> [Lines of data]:
=-=-=-=-=

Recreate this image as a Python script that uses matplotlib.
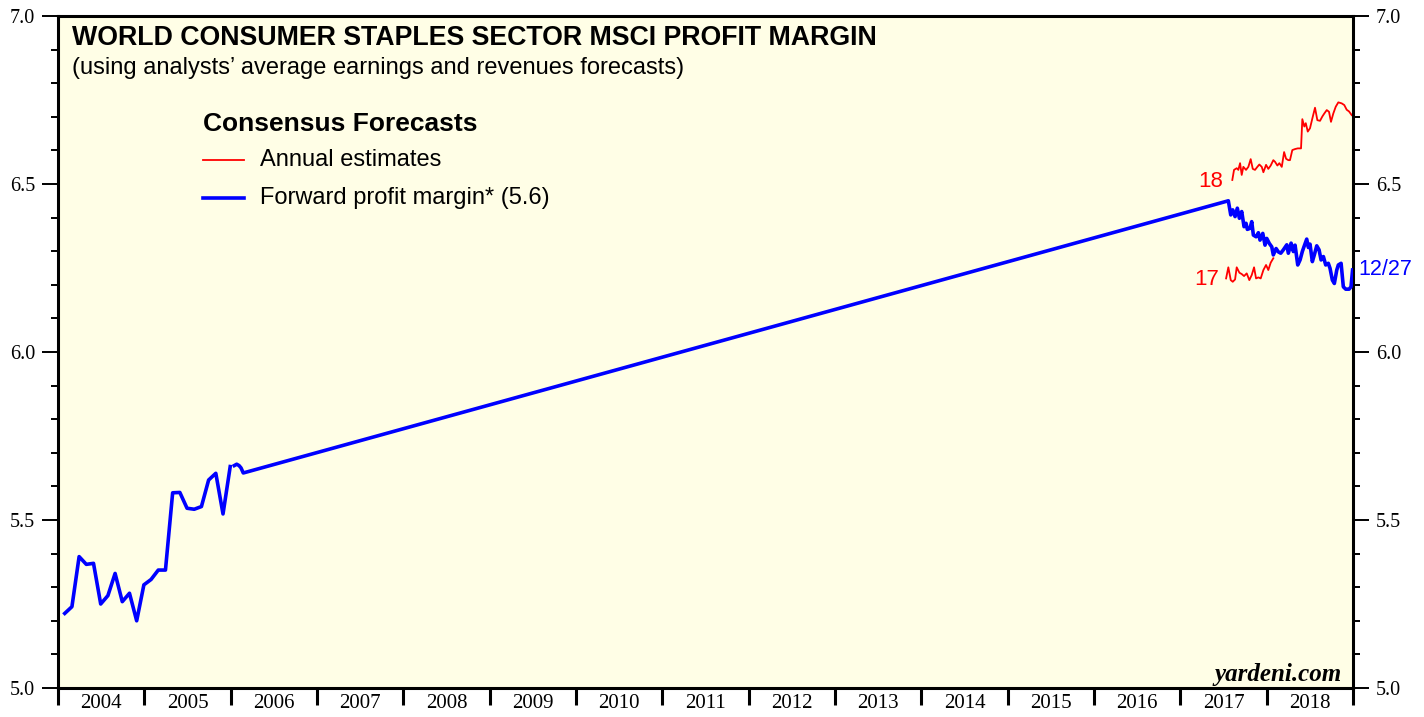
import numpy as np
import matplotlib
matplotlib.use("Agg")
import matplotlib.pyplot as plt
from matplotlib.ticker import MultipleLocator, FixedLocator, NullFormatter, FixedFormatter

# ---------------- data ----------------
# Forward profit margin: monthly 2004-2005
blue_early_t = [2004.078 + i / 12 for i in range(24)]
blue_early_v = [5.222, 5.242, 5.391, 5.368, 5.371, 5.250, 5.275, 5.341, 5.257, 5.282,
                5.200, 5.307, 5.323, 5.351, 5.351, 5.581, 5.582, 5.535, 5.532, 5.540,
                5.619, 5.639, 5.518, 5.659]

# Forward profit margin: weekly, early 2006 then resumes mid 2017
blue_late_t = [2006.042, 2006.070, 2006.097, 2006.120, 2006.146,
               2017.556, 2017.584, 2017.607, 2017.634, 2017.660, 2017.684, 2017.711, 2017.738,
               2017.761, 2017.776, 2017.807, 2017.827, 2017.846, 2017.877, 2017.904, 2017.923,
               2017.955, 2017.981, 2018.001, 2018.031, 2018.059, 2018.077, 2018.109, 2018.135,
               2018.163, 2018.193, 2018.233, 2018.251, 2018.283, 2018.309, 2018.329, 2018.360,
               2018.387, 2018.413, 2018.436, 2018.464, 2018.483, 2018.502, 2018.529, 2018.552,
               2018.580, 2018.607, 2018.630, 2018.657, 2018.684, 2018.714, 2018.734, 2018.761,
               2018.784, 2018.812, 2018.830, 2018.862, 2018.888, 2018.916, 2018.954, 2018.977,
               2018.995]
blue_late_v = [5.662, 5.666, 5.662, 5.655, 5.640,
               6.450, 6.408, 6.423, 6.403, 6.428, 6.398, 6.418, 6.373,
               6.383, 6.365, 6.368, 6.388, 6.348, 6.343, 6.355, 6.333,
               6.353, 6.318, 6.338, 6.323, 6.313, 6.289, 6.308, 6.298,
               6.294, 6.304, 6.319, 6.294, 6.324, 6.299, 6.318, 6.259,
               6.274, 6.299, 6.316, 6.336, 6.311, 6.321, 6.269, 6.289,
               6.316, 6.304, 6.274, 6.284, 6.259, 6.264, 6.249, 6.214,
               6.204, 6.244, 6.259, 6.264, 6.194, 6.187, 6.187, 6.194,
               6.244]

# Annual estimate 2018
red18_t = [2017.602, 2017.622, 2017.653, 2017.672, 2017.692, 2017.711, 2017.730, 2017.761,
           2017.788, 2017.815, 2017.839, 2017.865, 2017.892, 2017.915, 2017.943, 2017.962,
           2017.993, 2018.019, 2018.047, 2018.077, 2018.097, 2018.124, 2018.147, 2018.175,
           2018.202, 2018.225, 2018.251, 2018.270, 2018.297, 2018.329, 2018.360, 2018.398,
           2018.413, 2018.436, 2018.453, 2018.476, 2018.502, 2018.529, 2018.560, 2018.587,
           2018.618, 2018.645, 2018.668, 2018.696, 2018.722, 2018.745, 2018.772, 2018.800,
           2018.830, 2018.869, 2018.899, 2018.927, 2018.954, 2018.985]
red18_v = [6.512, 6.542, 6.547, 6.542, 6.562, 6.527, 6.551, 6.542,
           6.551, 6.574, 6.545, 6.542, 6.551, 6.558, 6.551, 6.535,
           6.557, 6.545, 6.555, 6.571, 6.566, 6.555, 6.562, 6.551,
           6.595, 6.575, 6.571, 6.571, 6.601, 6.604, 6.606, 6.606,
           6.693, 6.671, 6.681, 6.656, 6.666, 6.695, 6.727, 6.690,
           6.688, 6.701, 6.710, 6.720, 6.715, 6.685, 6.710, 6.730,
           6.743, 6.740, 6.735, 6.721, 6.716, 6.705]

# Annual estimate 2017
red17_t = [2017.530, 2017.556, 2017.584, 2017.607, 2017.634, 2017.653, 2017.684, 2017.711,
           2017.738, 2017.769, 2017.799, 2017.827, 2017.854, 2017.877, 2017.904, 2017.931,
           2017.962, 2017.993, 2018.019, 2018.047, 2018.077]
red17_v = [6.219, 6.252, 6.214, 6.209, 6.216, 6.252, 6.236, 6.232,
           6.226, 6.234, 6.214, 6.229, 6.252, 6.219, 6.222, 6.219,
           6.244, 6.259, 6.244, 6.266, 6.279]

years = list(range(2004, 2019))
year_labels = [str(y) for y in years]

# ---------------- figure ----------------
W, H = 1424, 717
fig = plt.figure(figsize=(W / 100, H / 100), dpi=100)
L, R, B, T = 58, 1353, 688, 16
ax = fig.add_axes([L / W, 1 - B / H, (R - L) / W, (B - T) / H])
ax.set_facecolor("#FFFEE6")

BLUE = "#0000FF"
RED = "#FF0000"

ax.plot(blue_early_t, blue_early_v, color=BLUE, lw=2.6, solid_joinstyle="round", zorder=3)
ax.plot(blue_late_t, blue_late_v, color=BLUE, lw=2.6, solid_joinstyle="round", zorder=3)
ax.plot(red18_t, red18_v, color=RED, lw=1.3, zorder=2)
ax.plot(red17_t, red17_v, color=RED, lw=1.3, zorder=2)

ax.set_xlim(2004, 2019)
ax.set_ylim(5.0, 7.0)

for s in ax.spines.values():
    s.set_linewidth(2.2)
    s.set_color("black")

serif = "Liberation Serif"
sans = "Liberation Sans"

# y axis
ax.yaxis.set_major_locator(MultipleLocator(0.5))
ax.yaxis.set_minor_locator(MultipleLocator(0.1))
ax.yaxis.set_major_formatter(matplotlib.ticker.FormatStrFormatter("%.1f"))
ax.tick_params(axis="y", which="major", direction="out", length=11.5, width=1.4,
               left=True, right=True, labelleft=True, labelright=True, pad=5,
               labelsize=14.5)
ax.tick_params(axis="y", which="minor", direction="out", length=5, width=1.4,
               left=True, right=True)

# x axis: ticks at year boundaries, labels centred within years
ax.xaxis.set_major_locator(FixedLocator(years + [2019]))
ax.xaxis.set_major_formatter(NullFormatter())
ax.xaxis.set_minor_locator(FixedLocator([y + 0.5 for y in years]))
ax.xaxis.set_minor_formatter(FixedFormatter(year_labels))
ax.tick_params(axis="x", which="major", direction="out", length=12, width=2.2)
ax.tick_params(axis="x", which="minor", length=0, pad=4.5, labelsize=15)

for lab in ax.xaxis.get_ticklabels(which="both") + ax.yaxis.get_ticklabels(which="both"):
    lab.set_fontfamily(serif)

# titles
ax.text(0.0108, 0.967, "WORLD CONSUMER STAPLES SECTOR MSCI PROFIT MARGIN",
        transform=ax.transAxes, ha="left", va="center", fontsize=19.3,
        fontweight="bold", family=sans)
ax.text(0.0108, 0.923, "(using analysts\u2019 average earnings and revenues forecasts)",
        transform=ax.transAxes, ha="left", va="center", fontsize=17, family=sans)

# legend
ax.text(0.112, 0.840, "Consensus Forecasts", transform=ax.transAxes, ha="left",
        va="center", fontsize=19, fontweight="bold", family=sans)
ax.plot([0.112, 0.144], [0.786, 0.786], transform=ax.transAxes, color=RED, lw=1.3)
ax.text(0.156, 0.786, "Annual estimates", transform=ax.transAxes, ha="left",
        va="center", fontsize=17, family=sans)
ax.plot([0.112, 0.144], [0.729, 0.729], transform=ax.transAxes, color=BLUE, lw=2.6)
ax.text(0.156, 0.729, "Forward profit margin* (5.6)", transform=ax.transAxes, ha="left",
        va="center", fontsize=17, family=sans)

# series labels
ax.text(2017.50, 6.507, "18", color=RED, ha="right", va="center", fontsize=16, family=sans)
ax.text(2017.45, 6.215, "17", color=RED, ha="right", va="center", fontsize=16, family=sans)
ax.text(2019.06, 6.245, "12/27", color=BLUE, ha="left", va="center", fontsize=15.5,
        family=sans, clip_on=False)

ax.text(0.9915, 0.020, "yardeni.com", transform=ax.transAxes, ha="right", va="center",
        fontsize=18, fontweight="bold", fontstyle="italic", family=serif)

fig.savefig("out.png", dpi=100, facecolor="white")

=-=-=-=-=

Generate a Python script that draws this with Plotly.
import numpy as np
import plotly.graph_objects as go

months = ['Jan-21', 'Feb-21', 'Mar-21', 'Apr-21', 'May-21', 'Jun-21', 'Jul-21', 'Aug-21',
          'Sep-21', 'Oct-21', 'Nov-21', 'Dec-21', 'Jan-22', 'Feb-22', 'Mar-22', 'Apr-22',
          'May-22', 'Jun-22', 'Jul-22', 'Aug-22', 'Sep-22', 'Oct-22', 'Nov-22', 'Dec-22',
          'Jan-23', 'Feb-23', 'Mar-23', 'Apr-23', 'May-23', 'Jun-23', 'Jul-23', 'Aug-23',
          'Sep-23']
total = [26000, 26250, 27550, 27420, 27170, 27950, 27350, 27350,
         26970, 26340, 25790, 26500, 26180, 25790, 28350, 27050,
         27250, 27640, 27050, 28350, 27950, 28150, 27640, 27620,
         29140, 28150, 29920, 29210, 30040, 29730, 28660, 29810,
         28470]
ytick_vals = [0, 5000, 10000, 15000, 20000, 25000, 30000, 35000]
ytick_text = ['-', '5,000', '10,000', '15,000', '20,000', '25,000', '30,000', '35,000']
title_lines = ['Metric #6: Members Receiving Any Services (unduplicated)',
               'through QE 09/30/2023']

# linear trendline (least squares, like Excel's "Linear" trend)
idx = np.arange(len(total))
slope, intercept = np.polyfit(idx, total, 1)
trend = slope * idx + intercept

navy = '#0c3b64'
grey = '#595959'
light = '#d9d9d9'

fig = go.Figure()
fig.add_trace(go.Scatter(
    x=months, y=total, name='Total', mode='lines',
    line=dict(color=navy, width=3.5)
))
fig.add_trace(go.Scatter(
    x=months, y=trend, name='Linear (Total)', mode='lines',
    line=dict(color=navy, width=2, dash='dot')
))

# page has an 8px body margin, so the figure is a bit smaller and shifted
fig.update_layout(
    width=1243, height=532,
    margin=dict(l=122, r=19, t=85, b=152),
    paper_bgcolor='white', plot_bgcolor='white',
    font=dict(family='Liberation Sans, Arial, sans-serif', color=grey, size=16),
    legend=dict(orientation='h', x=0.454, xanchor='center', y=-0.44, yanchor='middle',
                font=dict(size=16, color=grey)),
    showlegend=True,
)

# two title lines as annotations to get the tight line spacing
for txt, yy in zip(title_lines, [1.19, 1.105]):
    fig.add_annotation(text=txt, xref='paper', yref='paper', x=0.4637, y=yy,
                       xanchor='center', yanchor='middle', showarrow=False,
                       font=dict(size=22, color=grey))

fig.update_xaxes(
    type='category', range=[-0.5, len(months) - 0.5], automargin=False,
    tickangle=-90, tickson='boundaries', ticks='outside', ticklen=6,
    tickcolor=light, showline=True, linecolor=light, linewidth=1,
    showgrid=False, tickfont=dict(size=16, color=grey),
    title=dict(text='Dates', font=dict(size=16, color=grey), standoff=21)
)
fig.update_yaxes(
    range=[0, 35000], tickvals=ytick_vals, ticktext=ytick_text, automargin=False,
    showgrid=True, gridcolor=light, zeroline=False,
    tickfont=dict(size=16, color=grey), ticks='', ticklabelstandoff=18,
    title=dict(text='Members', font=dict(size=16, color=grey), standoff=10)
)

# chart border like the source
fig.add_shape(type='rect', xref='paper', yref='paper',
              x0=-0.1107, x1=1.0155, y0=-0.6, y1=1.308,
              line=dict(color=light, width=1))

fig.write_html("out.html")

=-=-=-=-=

Give back, unchanged, each line from the one containing "Recreate this image" through the one containing "from matplotlib.ticker import". Pictures are to be left out.

Recreate this image as a Python script that uses matplotlib.
import numpy as np
import matplotlib
matplotlib.use("Agg")
import matplotlib.pyplot as plt
from matplotlib.ticker import MultipleLocator, FixedLocator, NullFormatter, FixedFormatter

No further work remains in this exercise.